Was there a tipping point to leaving the legal profession or was there a slow build up?
I think that I had been feeling unfulfilled for a long time.
I felt like I was going into work every day to perform a role that was written for somebody else.
I could do it but it wasn’t my place in the world. So that feeling was there with me for a long time. Then I had a skiing accident and I was left on crutches for quite a long time and I was also signed off work for operations etc. And I think that forced me to slow down and that time I was given to suddenly reflect on things, I thought actually hang on you get one shot at life and I’m not going to waste mine doing something that doesn’t give any sense or meaning to me.
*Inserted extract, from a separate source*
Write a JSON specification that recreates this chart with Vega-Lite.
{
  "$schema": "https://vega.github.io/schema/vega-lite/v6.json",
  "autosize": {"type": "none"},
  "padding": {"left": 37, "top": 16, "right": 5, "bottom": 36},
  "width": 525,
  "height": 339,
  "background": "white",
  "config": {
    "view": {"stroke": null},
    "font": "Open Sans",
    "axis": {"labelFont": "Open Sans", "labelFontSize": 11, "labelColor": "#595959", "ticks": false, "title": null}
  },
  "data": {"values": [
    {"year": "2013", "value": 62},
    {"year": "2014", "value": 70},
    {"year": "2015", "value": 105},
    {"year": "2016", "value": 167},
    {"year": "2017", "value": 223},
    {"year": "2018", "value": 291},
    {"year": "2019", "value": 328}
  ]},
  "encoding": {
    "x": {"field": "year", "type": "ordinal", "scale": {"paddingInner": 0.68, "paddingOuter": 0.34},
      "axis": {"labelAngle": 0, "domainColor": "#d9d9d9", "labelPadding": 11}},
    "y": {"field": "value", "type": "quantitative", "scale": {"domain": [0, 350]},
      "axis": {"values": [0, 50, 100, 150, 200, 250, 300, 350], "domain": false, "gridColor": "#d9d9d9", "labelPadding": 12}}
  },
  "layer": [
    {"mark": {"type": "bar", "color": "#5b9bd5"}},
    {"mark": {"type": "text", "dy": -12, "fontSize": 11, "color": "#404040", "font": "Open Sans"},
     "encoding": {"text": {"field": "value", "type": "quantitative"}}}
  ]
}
I didn’t realise what it was in my life that felt empty. And then I slowly started to make a decision. I didn’t know what I wanted to do but I knew that I didn’t want to do what I was doing. And I think that’s an important distinction. It’s not like I quit thinking “now I’m going to be on a path to an internally happy life out in the sunshine!” It was just more about quitting, focusing on the things that I knew made me happy and at the time that was my dog, my partner and pottery.
What’s next for Stine?
I have absolutely no idea! And for the first time in my life it doesn’t worry me. It doesn’t matter. Whatever it is I know it will be me with myself going into it. And that’s an important distinction too. I’m there doing it.
And what about the Skandihus brand, where does that go?
I don’t know. Obviously it’s my baby, there is no denying that! It may be that at some point I start making work in my own name and in which case Skandihus might run alongside that or it might get sold off to somebody else who wants to take it over and continue it. I don’t know.
I think the difference for me is that Skandihus is very much functional ceramic wear whereas if I was going to produce pieces under my own name, they would probably be closer to ceramic art rather than functional ceramics.
One of the best things I know is when I receive an email from somebody who has bought something either from my webshop or from a studio sale who writes to me to express their gratitude and how much love they love having it in their home. I just can’t think of anything better than making something with my hands, my heart and my head that somebody else gets pleasure from. What greater pleasure could be there in life?
What advice would you give to your younger self?
I would probably tell her to not listen to the careers advisors that told her that because she was academically strong, she shouldn’t go to art school. Because that is what I was told.
I have always painted and done things in the background, but just never publicly. And yes, I wanted to go to art school but was strongly advised against it. I saw this quote recently which said “Everyone told me how hard it would be to be an artist. No one told me how hard it would be not to be an artist.” And that goes to the core of it.
As long as you do something that is meaningful to you, you’ll be all right. And that is the only thing you can go by. Follow your gut. If that tells you what feels right for you is going to art school then go to art school. If it feels right to go to law school, go to law school.
Interestingly, I struggled a bit when I quit. I struggled a bit to respect myself as an artist because I had been a lawyer. And then at some point, I don’t know when, but at some point I had this realisation that that wasn’t my voice, that was a voice that had been blasting in my ears my whole life.
And now you can stand up and say “I’m an artist.”
Absolutely. And I also think that alongside that has come this sense of me actually taking ownership of Skandihus. I don’t think that it is anymore a step removed from me. It is me, now.